== Data excerpt ==

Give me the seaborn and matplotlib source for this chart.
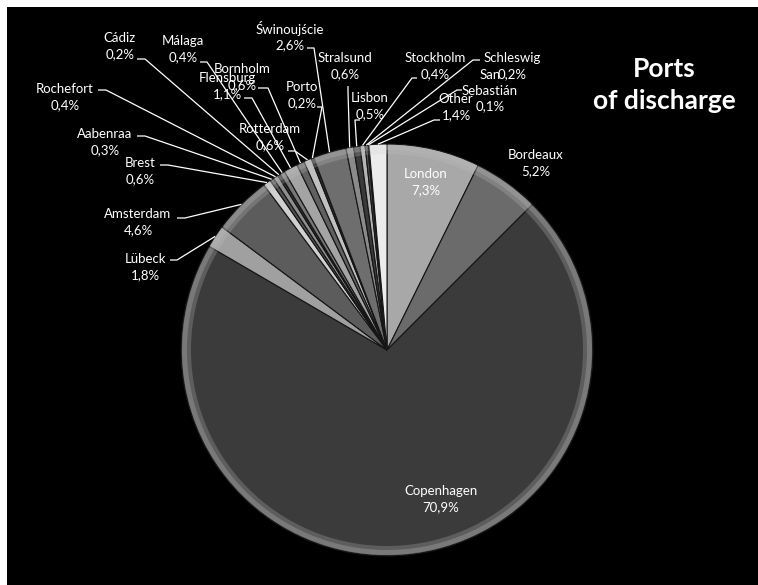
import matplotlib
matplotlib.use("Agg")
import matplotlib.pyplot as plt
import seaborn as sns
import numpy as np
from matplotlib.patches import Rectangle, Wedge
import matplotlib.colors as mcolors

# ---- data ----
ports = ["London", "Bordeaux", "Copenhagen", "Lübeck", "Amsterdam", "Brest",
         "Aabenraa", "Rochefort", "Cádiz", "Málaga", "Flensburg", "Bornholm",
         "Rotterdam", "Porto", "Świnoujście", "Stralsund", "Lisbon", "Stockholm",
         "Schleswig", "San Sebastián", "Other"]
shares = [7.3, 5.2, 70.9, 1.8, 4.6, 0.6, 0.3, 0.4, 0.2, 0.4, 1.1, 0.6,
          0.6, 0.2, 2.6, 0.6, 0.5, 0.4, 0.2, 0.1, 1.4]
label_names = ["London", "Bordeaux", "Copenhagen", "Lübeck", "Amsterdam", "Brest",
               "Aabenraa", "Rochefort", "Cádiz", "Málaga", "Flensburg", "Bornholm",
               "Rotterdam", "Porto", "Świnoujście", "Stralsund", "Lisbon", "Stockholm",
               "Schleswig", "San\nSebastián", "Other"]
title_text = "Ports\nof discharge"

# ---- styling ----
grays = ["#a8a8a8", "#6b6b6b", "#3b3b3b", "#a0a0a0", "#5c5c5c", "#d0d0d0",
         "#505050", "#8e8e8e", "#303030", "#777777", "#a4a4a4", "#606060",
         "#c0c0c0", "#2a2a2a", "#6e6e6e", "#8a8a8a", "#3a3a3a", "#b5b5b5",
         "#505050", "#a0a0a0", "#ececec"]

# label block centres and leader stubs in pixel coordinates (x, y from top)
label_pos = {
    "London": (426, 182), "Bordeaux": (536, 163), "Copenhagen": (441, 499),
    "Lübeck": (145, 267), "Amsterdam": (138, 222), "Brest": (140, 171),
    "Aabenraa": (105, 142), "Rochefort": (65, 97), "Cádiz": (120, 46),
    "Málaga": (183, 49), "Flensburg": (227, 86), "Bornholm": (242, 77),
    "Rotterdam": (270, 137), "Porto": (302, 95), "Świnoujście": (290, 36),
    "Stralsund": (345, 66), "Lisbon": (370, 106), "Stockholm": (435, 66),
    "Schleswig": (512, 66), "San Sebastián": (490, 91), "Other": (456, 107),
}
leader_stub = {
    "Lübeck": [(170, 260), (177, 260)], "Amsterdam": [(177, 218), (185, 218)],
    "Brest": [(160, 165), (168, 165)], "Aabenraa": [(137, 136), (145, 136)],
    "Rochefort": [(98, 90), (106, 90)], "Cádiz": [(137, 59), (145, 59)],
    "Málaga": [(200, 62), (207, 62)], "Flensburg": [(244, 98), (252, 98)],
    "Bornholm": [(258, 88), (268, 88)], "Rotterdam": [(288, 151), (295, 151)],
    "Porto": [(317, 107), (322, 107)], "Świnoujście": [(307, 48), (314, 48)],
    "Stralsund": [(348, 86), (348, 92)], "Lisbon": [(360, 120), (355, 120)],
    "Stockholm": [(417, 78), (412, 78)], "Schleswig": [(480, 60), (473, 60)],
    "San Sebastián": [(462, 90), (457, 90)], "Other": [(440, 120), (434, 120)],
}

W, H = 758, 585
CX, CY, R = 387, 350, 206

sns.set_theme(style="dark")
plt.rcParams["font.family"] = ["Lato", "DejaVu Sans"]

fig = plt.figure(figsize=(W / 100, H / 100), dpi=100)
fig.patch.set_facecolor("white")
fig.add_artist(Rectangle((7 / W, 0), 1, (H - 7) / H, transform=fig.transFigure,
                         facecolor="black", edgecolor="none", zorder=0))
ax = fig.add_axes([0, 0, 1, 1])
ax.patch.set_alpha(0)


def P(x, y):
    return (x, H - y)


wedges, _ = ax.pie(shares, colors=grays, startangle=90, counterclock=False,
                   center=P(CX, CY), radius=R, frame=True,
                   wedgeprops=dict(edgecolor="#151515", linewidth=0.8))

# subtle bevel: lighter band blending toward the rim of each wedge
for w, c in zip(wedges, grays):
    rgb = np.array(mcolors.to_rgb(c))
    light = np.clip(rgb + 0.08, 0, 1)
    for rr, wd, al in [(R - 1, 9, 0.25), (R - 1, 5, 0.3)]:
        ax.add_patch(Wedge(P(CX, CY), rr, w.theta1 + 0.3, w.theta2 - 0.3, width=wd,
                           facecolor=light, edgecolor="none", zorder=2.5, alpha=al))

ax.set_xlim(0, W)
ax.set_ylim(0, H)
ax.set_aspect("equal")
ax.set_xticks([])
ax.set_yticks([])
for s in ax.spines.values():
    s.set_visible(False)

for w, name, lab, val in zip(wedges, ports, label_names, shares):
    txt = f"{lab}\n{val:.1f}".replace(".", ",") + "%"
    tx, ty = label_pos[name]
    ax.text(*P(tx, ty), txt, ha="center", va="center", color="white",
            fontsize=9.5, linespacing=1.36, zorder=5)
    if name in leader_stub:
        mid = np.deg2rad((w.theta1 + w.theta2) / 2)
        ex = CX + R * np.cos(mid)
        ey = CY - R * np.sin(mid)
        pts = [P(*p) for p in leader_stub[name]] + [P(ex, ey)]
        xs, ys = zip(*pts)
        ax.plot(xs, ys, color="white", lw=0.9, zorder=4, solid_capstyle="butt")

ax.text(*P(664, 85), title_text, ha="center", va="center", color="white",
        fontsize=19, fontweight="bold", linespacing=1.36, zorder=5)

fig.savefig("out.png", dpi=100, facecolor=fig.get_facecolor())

===

• Given problem
From the data above, write out everything exactly except the pictures.

• Expected answer
Give me the seaborn and matplotlib source for this chart.
import matplotlib
matplotlib.use("Agg")
import matplotlib.pyplot as plt
import seaborn as sns
import numpy as np
from matplotlib.patches import Rectangle, Wedge
import matplotlib.colors as mcolors

# ---- data ----
ports = ["London", "Bordeaux", "Copenhagen", "Lübeck", "Amsterdam", "Brest",
         "Aabenraa", "Rochefort", "Cádiz", "Málaga", "Flensburg", "Bornholm",
         "Rotterdam", "Porto", "Świnoujście", "Stralsund", "Lisbon", "Stockholm",
         "Schleswig", "San Sebastián", "Other"]
shares = [7.3, 5.2, 70.9, 1.8, 4.6, 0.6, 0.3, 0.4, 0.2, 0.4, 1.1, 0.6,
          0.6, 0.2, 2.6, 0.6, 0.5, 0.4, 0.2, 0.1, 1.4]
label_names = ["London", "Bordeaux", "Copenhagen", "Lübeck", "Amsterdam", "Brest",
               "Aabenraa", "Rochefort", "Cádiz", "Málaga", "Flensburg", "Bornholm",
               "Rotterdam", "Porto", "Świnoujście", "Stralsund", "Lisbon", "Stockholm",
               "Schleswig", "San\nSebastián", "Other"]
title_text = "Ports\nof discharge"

# ---- styling ----
grays = ["#a8a8a8", "#6b6b6b", "#3b3b3b", "#a0a0a0", "#5c5c5c", "#d0d0d0",
         "#505050", "#8e8e8e", "#303030", "#777777", "#a4a4a4", "#606060",
         "#c0c0c0", "#2a2a2a", "#6e6e6e", "#8a8a8a", "#3a3a3a", "#b5b5b5",
         "#505050", "#a0a0a0", "#ececec"]

# label block centres and leader stubs in pixel coordinates (x, y from top)
label_pos = {
    "London": (426, 182), "Bordeaux": (536, 163), "Copenhagen": (441, 499),
    "Lübeck": (145, 267), "Amsterdam": (138, 222), "Brest": (140, 171),
    "Aabenraa": (105, 142), "Rochefort": (65, 97), "Cádiz": (120, 46),
    "Málaga": (183, 49), "Flensburg": (227, 86), "Bornholm": (242, 77),
    "Rotterdam": (270, 137), "Porto": (302, 95), "Świnoujście": (290, 36),
    "Stralsund": (345, 66), "Lisbon": (370, 106), "Stockholm": (435, 66),
    "Schleswig": (512, 66), "San Sebastián": (490, 91), "Other": (456, 107),
}
leader_stub = {
    "Lübeck": [(170, 260), (177, 260)], "Amsterdam": [(177, 218), (185, 218)],
    "Brest": [(160, 165), (168, 165)], "Aabenraa": [(137, 136), (145, 136)],
    "Rochefort": [(98, 90), (106, 90)], "Cádiz": [(137, 59), (145, 59)],
    "Málaga": [(200, 62), (207, 62)], "Flensburg": [(244, 98), (252, 98)],
    "Bornholm": [(258, 88), (268, 88)], "Rotterdam": [(288, 151), (295, 151)],
    "Porto": [(317, 107), (322, 107)], "Świnoujście": [(307, 48), (314, 48)],
    "Stralsund": [(348, 86), (348, 92)], "Lisbon": [(360, 120), (355, 120)],
    "Stockholm": [(417, 78), (412, 78)], "Schleswig": [(480, 60), (473, 60)],
    "San Sebastián": [(462, 90), (457, 90)], "Other": [(440, 120), (434, 120)],
}

W, H = 758, 585
CX, CY, R = 387, 350, 206

sns.set_theme(style="dark")
plt.rcParams["font.family"] = ["Lato", "DejaVu Sans"]

fig = plt.figure(figsize=(W / 100, H / 100), dpi=100)
fig.patch.set_facecolor("white")
fig.add_artist(Rectangle((7 / W, 0), 1, (H - 7) / H, transform=fig.transFigure,
                         facecolor="black", edgecolor="none", zorder=0))
ax = fig.add_axes([0, 0, 1, 1])
ax.patch.set_alpha(0)


def P(x, y):
    return (x, H - y)


wedges, _ = ax.pie(shares, colors=grays, startangle=90, counterclock=False,
                   center=P(CX, CY), radius=R, frame=True,
                   wedgeprops=dict(edgecolor="#151515", linewidth=0.8))

# subtle bevel: lighter band blending toward the rim of each wedge
for w, c in zip(wedges, grays):
    rgb = np.array(mcolors.to_rgb(c))
    light = np.clip(rgb + 0.08, 0, 1)
    for rr, wd, al in [(R - 1, 9, 0.25), (R - 1, 5, 0.3)]:
        ax.add_patch(Wedge(P(CX, CY), rr, w.theta1 + 0.3, w.theta2 - 0.3, width=wd,
                           facecolor=light, edgecolor="none", zorder=2.5, alpha=al))

ax.set_xlim(0, W)
ax.set_ylim(0, H)
ax.set_aspect("equal")
ax.set_xticks([])
ax.set_yticks([])
for s in ax.spines.values():
    s.set_visible(False)

for w, name, lab, val in zip(wedges, ports, label_names, shares):
    txt = f"{lab}\n{val:.1f}".replace(".", ",") + "%"
    tx, ty = label_pos[name]
    ax.text(*P(tx, ty), txt, ha="center", va="center", color="white",
            fontsize=9.5, linespacing=1.36, zorder=5)
    if name in leader_stub:
        mid = np.deg2rad((w.theta1 + w.theta2) / 2)
        ex = CX + R * np.cos(mid)
        ey = CY - R * np.sin(mid)
        pts = [P(*p) for p in leader_stub[name]] + [P(ex, ey)]
        xs, ys = zip(*pts)
        ax.plot(xs, ys, color="white", lw=0.9, zorder=4, solid_capstyle="butt")

ax.text(*P(664, 85), title_text, ha="center", va="center", color="white",
        fontsize=19, fontweight="bold", linespacing=1.36, zorder=5)

fig.savefig("out.png", dpi=100, facecolor=fig.get_facecolor())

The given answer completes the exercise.